A Committee was set up under Vijay Kelkar on 13 May 2013 to suggest ways of raising domestic oil and gas output. The panel was entrusted with the task of drafting a plan to reduce India’s dependence on overseas energy by 2030 and submit a report within six months.
Suggestions of committee:
• It suggested administering Production-Sharing Contracts (PSC) without any changes and strengthening the Directorate-General of Hydrocarbons (DGH) for better administration.
• Shifting to an open acreage regime, where companies can pick exploration areas through the year rather than wait for periodic auctions that offer areas identified by the government.

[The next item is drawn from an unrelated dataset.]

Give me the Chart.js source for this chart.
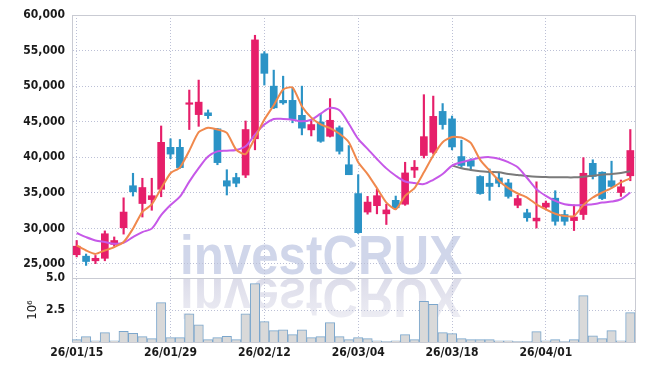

• The panel has called for setting up a National Data Repository (NDR) that will preserve and promote the country’s natural resources data.
The second part of the report would cover pricing and taxation issues and is likely to be submitted in February 2014.
Under the present regime, oil companies can recover all costs of successful and unsuccessful wells from sales of oil and gas before sharing profit with the government.
The suggestions in the first part of the Kelkar Committee report are contrary to the royalty-sharing regime suggested by C. Rangarajan Committee, which has been accepted by the government. Under royalty -sharing regime companies are required to state upfront the quantum of oil or gas they would share with the government from the first day of production.
Rangarajan Committee had suggested for royalty sharing regime without cost recovery to check gold plating of investments by companies. Royalty sharing regime is prevalent in developed countries.
However, Kelkar Committee has opined that royalty sharing regime is not workable in Indian conditions wherein the exploration of oil & gas blocks are still under-developed. Thus, the Kelkar panel favoured the revenue sharing model for shallow and on-land blocks that are less cost-intensive than deep sea exploration.
The Comptroller and Auditor General (CAG) had criticised the PSC regime on grounds that it encouraged companies to increase capital expenditure and delay the government’s share.